It is not particularly easy to analyze any type of -omics data. The researcher has to handle technical variation, biological variation, sample quality, sequencing variability, and appropriate controls (and that is just on the experimental side). Expanding those sources of variability to multiple platforms makes the research exponentially more difficult. It seems that enough controls cannot be built into the experimental design to alleviate concerns about any and every potential. However, systems biology can and must address these issues. It then comes down to how the systems biology community will solve these problems. Will it be on the level of each nucleotide? Or maybe each gene? I would argue that the ideal way to connect data across different type of -omics data is on the level of cellular processes.
As human beings, we can only process so much information. Surely computational resources can help expand the way researchers look at data, but we are still limited by what people can process. For this reason, I am inclined to say that we cannot connect data on the level of the nucleotide, or even the gene. Tens of thousands of genes exist and have different connectedness to other genes and networks of genes. Therefore, developing a model to encompass the way we handle connecting -omics data on the scale of a system is not only intractable, but it may also be counterproductive. As systems biologists, we adhere to looking at a system through a wider lens. This wider lens may encompass more information than other scientists care to think about, but that doesn’t mean information has to be considered at the same reductionist level (i.e. a nucleotide, or gene). Maybe by looking at the system in a more coarse way, we can actually reveal information that would not be identified otherwise.
By looking at data on the process level, the number of variables is lowered. There also may be structures to these variables that reduces the space even more. A great example of this process level is gene ontology, or GO terms. GO terms are structured as networks with different levels. These levels range from broad to narrow, and are connected to each other in various ways. Therefore, comparison between types of information can be looked at on the same playing field, just a smaller one than usual. Additionally, the relatedness of GO terms make it more clear how to compare individual processes. The genes and nucleotides contributing to one single process may be many, but the summation in the GO term retains the information while making it easier to comprehend.

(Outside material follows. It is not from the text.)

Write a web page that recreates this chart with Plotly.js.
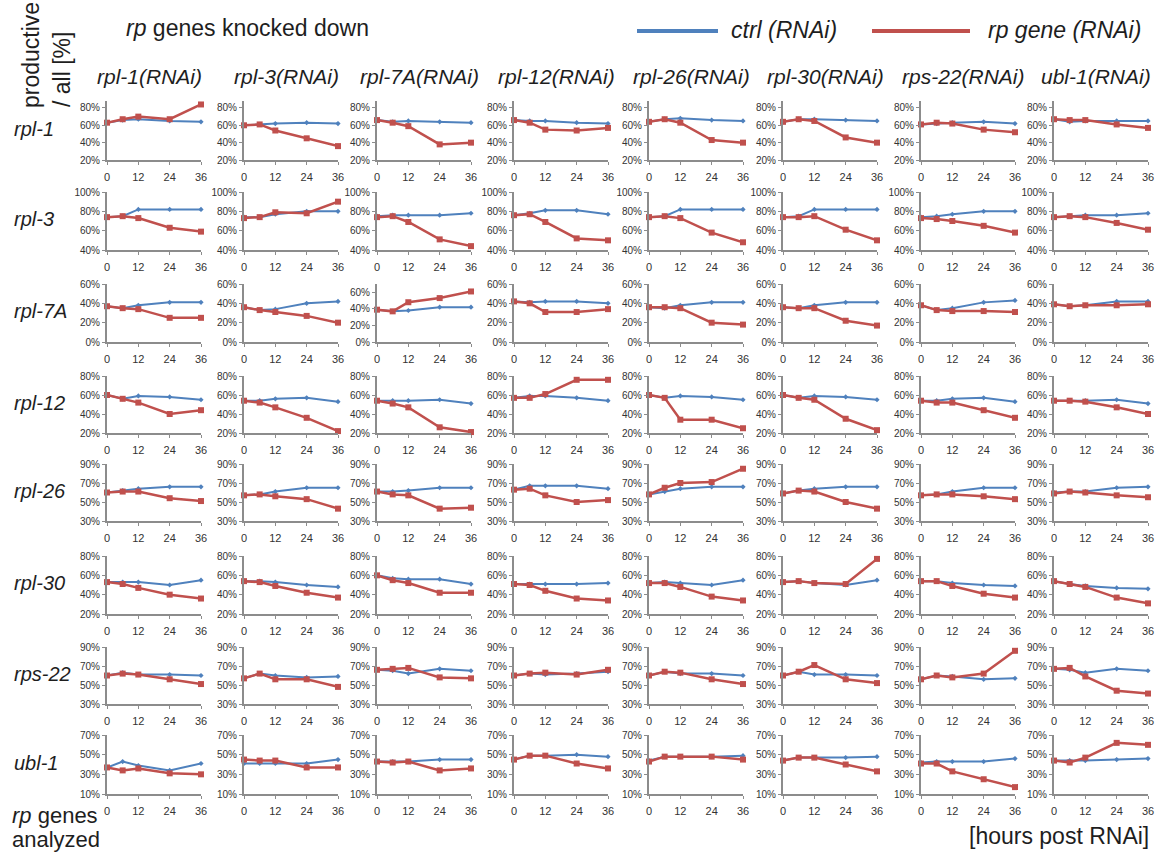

A great example of this type of integration is the work I have been doing on connecting genetics and epigenetics. In this example, genetics are the key mutations that have an effect on phenotype (i.e. drug response) and epigenetics are the stable states of the gene regulatory networks that define cellular behaviors. Based on our definitions, these types of data (and the -omics that produced them) are inextricably linked. Any change in genetics will change the entire landscape of epigenetic states. Therefore, we needed to find a way to understand the effects of mutations on epigenetic states. The caveat and need for multi-omics integration in this case stems from the fact that genetics and epigenetics do not relate in a 1:1 manner. Just because a sample acquires a mutation does not mean that the gene with that mutation will have a change in its epigenetics (measured by gene expression). In fact, that type of connection is rarely the case. Much more likely is that mutation will change the signaling processes of the network, setting into motion a cascade of events that modify the network stable states. Therefore, a method is necessary to look more broadly than at the level of individual genes, or even a modeled network. Enter GO term semantic similarity. Semantic similarity is a method by which individual (and multiple) GO terms are compared based on the structure of the GO network. In my recent work, we take differentially expressed genes between samples and genes with unique mutations in those samples, and feed them into a GO term enrichment analysis. The statistically significantly enriched terms from each -omics data type are compared to one another via semantic similarity to identify a single number that encapsulates the connection between genetics and epigenetics. In the cases where that number is large, there is a clear connection and therefore genetics are driving the phenotype. In the opposite case, we can resolve that genetics are having less influence and phenotypic differences are driven moreso by epigenetic differences. In this way, we take a systems biology approach to connecting these data types, but retain the simplicity of a single number corresponding to connectedness.
There is no doubt that comparing multi-omics data is a tall task. Many approaches have been proposed to connect these data types, but a clear consensus has not been reached. Although not the elegant approach that computationally expansive models have provided, comparison of data on the process level has its own advantage in its simplicity. Invariably, comparison on this level will miss multiple interactions between the data on fine-grain levels, but it may also capture broader connections that would have been missed by other approaches. Is it perfect? Of course not. Does it get the job done? I’ll leave that up to you to decide.